Of course we all want a level of success in our lives and to be content – whatever you describe your own version of contentment to be, however if we’re striving for perfection all the time rather than simply moving forwards there’s a big chance of burn out, disappointment and comparison – that good old thief of joy.

We’re trained to rate ourselves from a really young age.  From the moment you’re born you get weighed, measured and your progress marked against your peers.  You move through school taking exams, you enter the job market where you’re compared to everybody else going for the apparent dream job and then for some, parenthood comes with lots of eyes on you – some judging, some just looking out for you.  We often talk about aiming for the top – the top of the exam results, the top job, the top of the parenting stakes (because apparently for some it’s a competition). Progress not perfection isn’t about saying that you should just settle or not have any aspirations, but I do believe it’s about moving forward, doing your best and achieving incredible things.

Please don’t misunderstand me – babies need to be weighed to keep an eye on their health and exams or the associated coursework will always be a surefire way to validate learning, but the purpose and intention of these ‘check ins’ should be about monitoring progress not making everybody feel like they can’t settle for anything less than perfection.  We need goals, I think days would go by and you’d feel pretty rubbish about yourself if you weren’t sure if you’d achieved what you’d set out to do, but perfection (especially those perfect outcomes described by somebody else) just isn’t reality.

Take parenting – if you’re urging your child to be sleeping through by eight weeks, crawling at six months, walking just before their first birthday and it doesn’t happen but this is what the majority describe as a ‘perfect child’ how are you going to feel if they don’t hit those milestones?

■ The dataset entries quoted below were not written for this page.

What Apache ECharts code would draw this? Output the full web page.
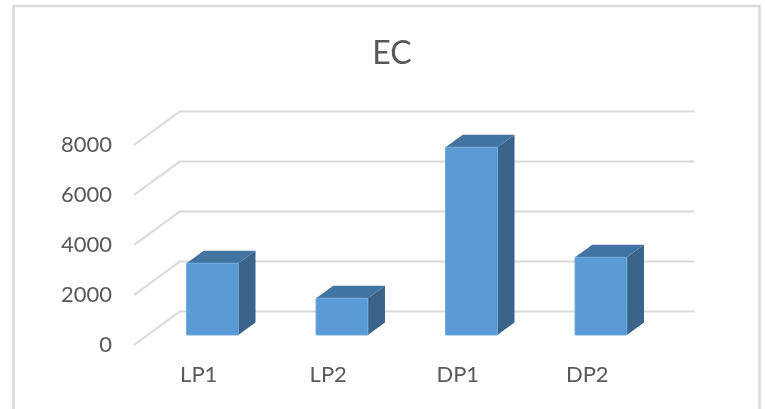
<!DOCTYPE html>
<html>
<head>
<meta charset="utf-8">
<script src="https://cdn.jsdelivr.net/npm/echarts@6/dist/echarts.min.js"></script>
<style>
  html, body { margin: 0; padding: 0; background: #ffffff; }
  #chart { width: 765px; height: 409px; }
</style>
</head>
<body>
<div id="chart"></div>
<script>
// Chart data
const categories = ['LP1', 'LP2', 'DP1', 'DP2'];
const values = [2870, 1470, 7510, 3110];
const yTicks = [0, 2000, 4000, 6000, 8000];

// Oblique projection: full floor depth vector (screen px), bar placement in depth
const DEPTH = [45.7, -33.4];
const BAR_FRONT = 0.3;   // fraction of floor depth where the bar's front face sits
const BAR_DEPTH = 0.375; // fraction of floor depth the bar occupies
const BAR_WIDTH = 0.4;   // fraction of category band

const FONT = 'Lato';
const TEXT = '#595959';

const chart = echarts.init(document.getElementById('chart'));

function renderGrid(params, api) {
  const cs = params.coordSys;
  const y = api.coord([0, api.value(1)])[1];
  const x0 = cs.x;
  const pts = [
    [x0, y],
    [x0 + DEPTH[0], y + DEPTH[1]],
    [cs.x + cs.width + DEPTH[0] - 3, y + DEPTH[1]]
  ];
  return {
    type: 'polyline',
    shape: { points: pts },
    style: { stroke: '#d9d9d9', lineWidth: 2, fill: null },
    silent: true
  };
}

function renderBar(params, api) {
  const base = api.coord([api.value(0), 0]);
  const top = api.coord([api.value(0), api.value(1)]);
  const band = api.size([1, 0])[0];
  const w = band * BAR_WIDTH;
  const ox = DEPTH[0] * BAR_FRONT, oy = DEPTH[1] * BAR_FRONT;
  const dx = DEPTH[0] * BAR_DEPTH, dy = DEPTH[1] * BAR_DEPTH;
  const x0 = base[0] - w / 2 + ox, x1 = x0 + w;
  const yb = base[1] + oy, yt = top[1] + oy;
  return {
    type: 'group',
    children: [
      {
        type: 'polygon',
        shape: { points: [[x1, yt], [x1 + dx, yt + dy], [x1 + dx, yb + dy], [x1, yb]] },
        style: { fill: '#3a6489' }
      },
      {
        type: 'polygon',
        shape: { points: [[x0, yt], [x0 + dx, yt + dy], [x1 + dx, yt + dy], [x1, yt]] },
        style: { fill: '#4274a2' }
      },
      {
        type: 'rect',
        shape: { x: x0, y: yt, width: w, height: yb - yt },
        style: { fill: '#5b9bd5', stroke: '#6ea7da', lineWidth: 1 }
      }
    ]
  };
}

chart.setOption({
  animation: false,
  backgroundColor: '#ffffff',
  title: {
    text: 'EC',
    left: 387,
    top: 33,
    textAlign: 'center',
    textStyle: { fontFamily: FONT, fontSize: 32, fontWeight: 'normal', color: TEXT }
  },
  graphic: [{
    type: 'rect',
    shape: { x: 13.5, y: 6, width: 746, height: 430 },
    style: { fill: null, stroke: '#d9d9d9', lineWidth: 2.5 },
    silent: true
  }],
  grid: { left: 134, top: 145, width: 518, height: 200, containLabel: false },
  xAxis: {
    type: 'category',
    data: categories,
    axisLine: { show: false },
    axisTick: { show: false },
    splitLine: { show: false },
    axisLabel: { color: TEXT, fontFamily: FONT, fontSize: 22, margin: 19 }
  },
  yAxis: {
    type: 'value',
    min: 0,
    max: 8000,
    interval: 2000,
    axisLine: { show: false },
    axisTick: { show: false },
    splitLine: { show: false },
    axisLabel: {
      color: TEXT, fontFamily: FONT, fontSize: 22, margin: 22,
      formatter: v => String(v)
    }
  },
  series: [
    {
      type: 'custom',
      renderItem: renderGrid,
      data: yTicks.map(v => [0, v]),
      z: 1,
      silent: true
    },
    {
      type: 'custom',
      renderItem: renderBar,
      data: categories.map((c, i) => [i, values[i]]),
      z: 2
    }
  ]
});
</script>
</body>
</html>
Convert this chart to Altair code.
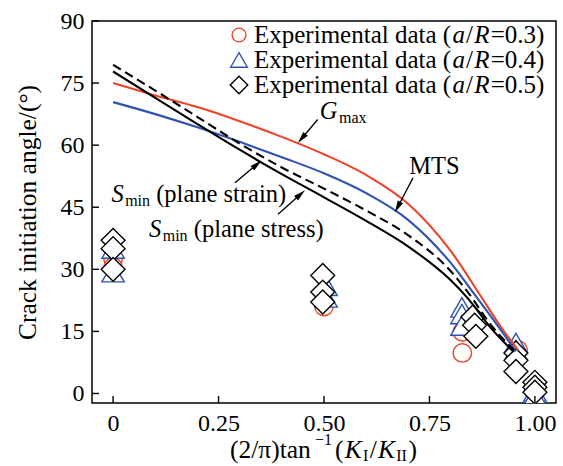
import math
import altair as alt
import pandas as pd

# ---------------- data ----------------
# theoretical curves
gmax_x = [0, 0.1, 0.2, 0.3, 0.4, 0.5, 0.6, 0.7, 0.8, 0.87, 0.92, 0.96]
gmax_y = [75.0, 72.0, 69.2, 65.8, 62.0, 57.8, 52.8, 45.8, 34.5, 23.8, 16.0, 10.5]
mts_x = [0, 0.1, 0.2, 0.3, 0.4, 0.5, 0.6, 0.7, 0.8, 0.86, 0.9, 0.955]
mts_y = [70.4, 67.5, 64.3, 60.8, 57.1, 53.2, 48.4, 41.9, 31.6, 23.5, 18.0, 10.2]
strain_x = [0, 0.1, 0.2, 0.3, 0.4, 0.5, 0.6, 0.7, 0.8, 0.84, 0.9, 0.95]
strain_y = [79.4, 73.2, 66.8, 60.4, 54.6, 49.5, 44.2, 38.2, 29.6, 24.6, 16.0, 10.5]
stress_x = [0, 0.1, 0.2, 0.3, 0.4, 0.5, 0.6, 0.7, 0.8, 0.84, 0.9, 0.95]
stress_y = [77.8, 71.4, 65.1, 58.9, 53.0, 47.4, 41.7, 35.5, 27.4, 23.1, 15.3, 10.0]

# experimental data
circ_x = [0, 0, 0.5, 0.828, 0.828, 0.96, 1.0]
circ_y = [32.5, 30.5, 21.0, 14.9, 9.8, 10.5, 0.3]
tri_x = [0, 0, 0.505, 0.505, 0.827, 0.827, 0.827, 0.955, 0.955, 1.0, 1.0]
tri_y = [35.0, 29.3, 26.0, 23.2, 20.8, 19.2, 16.4, 12.2, 10.5, 0.5, -0.5]
dia_x = [0, 0, 0, 0.497, 0.497, 0.497, 0.853, 0.857, 0.86, 0.955, 0.955, 0.955, 1.0, 1.0, 1.0]
dia_y = [37.0, 35.0, 30.0, 28.5, 24.5, 22.1, 18.5, 16.5, 13.8, 9.8, 8.0, 5.3, 2.7, 1.5, 0.3]

# axis ticks
x_ticks = [0, 0.25, 0.5, 0.75, 1.0]
y_ticks = [0, 15, 30, 45, 60, 75, 90]

# annotation arrows (start -> tip)
arrow_sx = [0.485, 0.711, 0.289, 0.391]
arrow_sy = [66.2, 52.1, 50.9, 43.3]
arrow_tx = [0.438, 0.668, 0.352, 0.455]
arrow_ty = [60.5, 43.7, 56.3, 49.1]

legend_labels = ["0.3", "0.4", "0.5"]

# ---------------- style ----------------
FONT = "Liberation Serif"
RED = "#ee4226"
BLUE = "#2f53b3"
W, H = 464, 382
XD = [-0.05, 1.05]
YD = [-2.3, 90]
PX = W / (XD[1] - XD[0])
PY = H / (YD[1] - YD[0])

REG = {' ': 250, '(': 333, ')': 333, '/': 278, '.': 250, '=': 564, '−': 564, 'π': 549,
       'a': 444, 'd': 500, 'e': 444, 'i': 278, 'l': 278, 'm': 778, 'n': 500, 'p': 500,
       'r': 333, 't': 278, 'x': 500, 'E': 611, 'I': 333, 's': 389}
ITA = {'a': 500, 'R': 611, 'K': 667, 'G': 722, 'S': 500}


def tw(s, size, italic=False):
    tab = ITA if italic else REG
    return sum(tab.get(c, 500) for c in s) / 1000.0 * size


xaxis = alt.Axis(values=x_ticks, labelExpr="datum.value == 0 ? '0' : format(datum.value, '.2f')",
                 ticks=False, tickSize=0, domain=False, grid=False, labelFont=FONT, labelFontSize=24,
                 labelColor="black", labelPadding=8, title=None)
yaxis = alt.Axis(values=y_ticks, ticks=False, tickSize=0, domain=False, grid=False, labelFont=FONT,
                 labelFontSize=24, labelColor="black", labelPadding=8,
                 title="Crack initiation angle/(°)", titleFont=FONT, titleFontSize=25.5,
                 titleFontWeight="normal", titleColor="black", titleX=-65, titleY=H / 2,
                 titleAngle=270, titleAlign="center", titleBaseline="middle")
X = alt.X("x:Q", scale=alt.Scale(domain=XD, nice=False, zero=False), axis=xaxis)
Y = alt.Y("y:Q", scale=alt.Scale(domain=YD, nice=False, zero=False), axis=yaxis)

ONE = pd.DataFrame({"x": [0.0], "y": [0.0]})
layers = []

# markers
for xs, ys, shape, col, size in [(circ_x, circ_y, "circle", RED, 340),
                                 (tri_x, tri_y, "triangle-up", BLUE, 500),
                                 (dia_x, dia_y, "diamond", "black", 570)]:
    df = pd.DataFrame({"x": xs, "y": ys})
    layers.append(alt.Chart(df).mark_point(shape=shape, size=size, filled=False, fill="white",
                                           fillOpacity=1, stroke=col, strokeWidth=1.4, opacity=1,
                                           clip=True).encode(x=X, y=Y))

# curves
for xs, ys, col, dash in [(gmax_x, gmax_y, RED, None), (mts_x, mts_y, BLUE, None),
                          (stress_x, stress_y, "black", None), (strain_x, strain_y, "black", [9, 5])]:
    df = pd.DataFrame({"x": xs, "y": ys})
    kw = dict(color=col, strokeWidth=2.1, interpolate="monotone")
    if dash:
        kw["strokeDash"] = dash
    layers.append(alt.Chart(df).mark_line(**kw).encode(x=X, y=Y))

# arrows
R_HEAD = 6.0
rows_l, rows_h = [], []
for sx, sy, tx, ty in zip(arrow_sx, arrow_sy, arrow_tx, arrow_ty):
    dxp = (tx - sx) * PX
    dyp = -(ty - sy) * PY
    L = math.hypot(dxp, dyp)
    ux, uy = dxp / L, dyp / L
    cx = tx - R_HEAD * ux / PX
    cy = ty + R_HEAD * uy / PY
    ang = math.degrees(math.atan2(ux, -uy)) % 360
    rows_l.append({"x": sx, "y": sy, "x2": cx, "y2": cy})
    rows_h.append({"x": cx, "y": cy, "ang": ang})
layers.append(alt.Chart(pd.DataFrame(rows_l)).mark_rule(color="black", strokeWidth=1.3).encode(
    x=X, y=Y, x2="x2:Q", y2="y2:Q"))
layers.append(alt.Chart(pd.DataFrame(rows_h)).mark_point(
    shape="M0,-1L-0.5,1L0.5,1Z", size=(2 * R_HEAD) ** 2, filled=True, color="black", opacity=1).encode(
    x=X, y=Y, angle=alt.Angle("ang:Q", scale=None)))


def dtext(x, y, s, dx=0, dy=0, size=23, italic=False, align="left"):
    return alt.Chart(pd.DataFrame({"x": [x], "y": [y]})).mark_text(
        text=s, dx=dx, dy=dy, fontSize=size, fontStyle="italic" if italic else "normal",
        align=align, baseline="middle", font=FONT, color="black").encode(x=X, y=Y)


def ptext(px, py, s, size, italic=False):
    return alt.Chart(ONE).mark_text(
        text=s, fontSize=size, fontStyle="italic" if italic else "normal", align="left",
        baseline="middle", font=FONT, color="black").encode(x=alt.value(px), y=alt.value(py))


F = 24.5
SUB = 16
# G_max
layers.append(dtext(0.511, 68.0, "G", size=F, italic=True, align="center"))
layers.append(dtext(0.511, 68.0, "max", dx=tw("G", F, True) / 2 + 1.5, dy=6, size=SUB))
# MTS
layers.append(dtext(0.762, 54.8, "MTS", size=F, align="center"))
# S_min labels
for ax, ay, rest in [(-0.004, 47.9, "(plane strain)"), (0.085, 39.4, "(plane stress)")]:
    layers.append(dtext(ax, ay, "S", size=F, italic=True))
    d1 = tw("S", F, True) + 1.5
    layers.append(dtext(ax, ay, "min", dx=d1, dy=6, size=SUB))
    d2 = d1 + tw("min", SUB) + tw(" ", F)
    layers.append(dtext(ax, ay, rest, dx=d2, size=F))

# x-axis title: (2/π)tan^-1(K_I/K_II)
TF, TS = 25.5, 16
px, py = 138.0, 429.0
pieces = [("(2/π)tan", TF, False, 0, 3.0), ("−1", TS, False, -10, 3.0), ("(", TF, False, 0, 1.2),
          ("K", TF, True, 0, 1.2), ("I", TS, False, 6, 1.5), ("/", TF, False, 0, 1.2),
          ("K", TF, True, 0, 1.2), ("II", TS, False, 6, 1.5), (")", TF, False, 0, 0)]
for s, sz, it, dyy, gap in pieces:
    layers.append(ptext(px, py + dyy, s, sz, it))
    px += tw(s, sz, it) + gap

# legend
LF = 25.0
for i, (lab, shape, col, size) in enumerate(zip(legend_labels, ["circle", "triangle-up", "diamond"],
                                               [RED, BLUE, "black"], [190, 280, 310])):
    ly = 14 + 25 * i
    layers.append(alt.Chart(ONE).mark_point(shape=shape, size=size, filled=False, stroke=col,
                                            strokeWidth=1.4, opacity=1).encode(
        x=alt.value(147), y=alt.value(ly)))
    lx = 162.0
    for s, it in [("Experimental data (", False), ("a", True), ("/", False), ("R", True),
                  ("=" + lab + ")", False)]:
        layers.append(ptext(lx, ly, s, LF, it))
        lx += tw(s, LF, it) + 1.2

# inward ticks
layers.append(alt.Chart(pd.DataFrame({"y": y_ticks})).mark_rule(color="black", strokeWidth=1.4).encode(
    y=Y, x=alt.value(0), x2=alt.value(7)))
layers.append(alt.Chart(pd.DataFrame({"x": x_ticks})).mark_rule(color="black", strokeWidth=1.4).encode(
    x=X, y=alt.value(H), y2=alt.value(H - 7)))

chart = alt.layer(*layers).properties(
    width=W, height=H,
    padding={"left": 92, "top": 21, "right": 7, "bottom": 63},
    autosize=alt.AutoSizeParams(type="none"),
    background="white",
).configure_view(stroke="black", strokeWidth=1.5)

chart.save("out.html", embed_options={"renderer": "svg", "actions": False})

How about childbirth…something that is out of pretty much everybody’s control, your body will or won’t do what it should – it can leave women feeling robbed if they haven’t had those ‘perfect’ experiences and the orchestral music doesn’t kick in at the end (which by the way only happens on TV unless you’ve remembered to download the appropriate playlist AND remembered to pack something to play it on).

We beat ourselves up so frequently if something doesn’t go to (the perfect) plan, but what if we looked back at what worked well and what we want to change for next time instead?  Things still might go awry but you’re unlikely to make the same mistake twice if you reflect properly – you’ll make progress. With progress comes results, and they are results that you can define and build on.

Looking back, the first time around on maternity leave I was so close to burn out without realising.  A day wouldn’t be a success if I hadn’t managed to get out the house, put a wash on, get the baby to nap in her cot, provide at least three different activities for her and make the obligatory phone calls to Great Grandparents to see how they were doing. Oh how naive I was. What I’ve described there might be right and progressive for some, but for me it was perfection. It was a steep learning curve but I got there with my second – if I made it out the house and remembered the changing bag that was a win. As she got older and slept better during the day I could make use of those couple of hours to rest and stick a wash on so I wasn’t permanently wearing baby sick encrusted threads. I built up to things much more, learning every time I took both girls out with what was going to make life easier, not what was going to keep me up to the standards of any other Mum.

I’ll continue to learn every day about where I can progress – not to be perfect, but to be comfortable, my definition of success, to make life easier and to enjoy living.  There are enough people in the world that will sit and judge – don’t do it to yourself as well!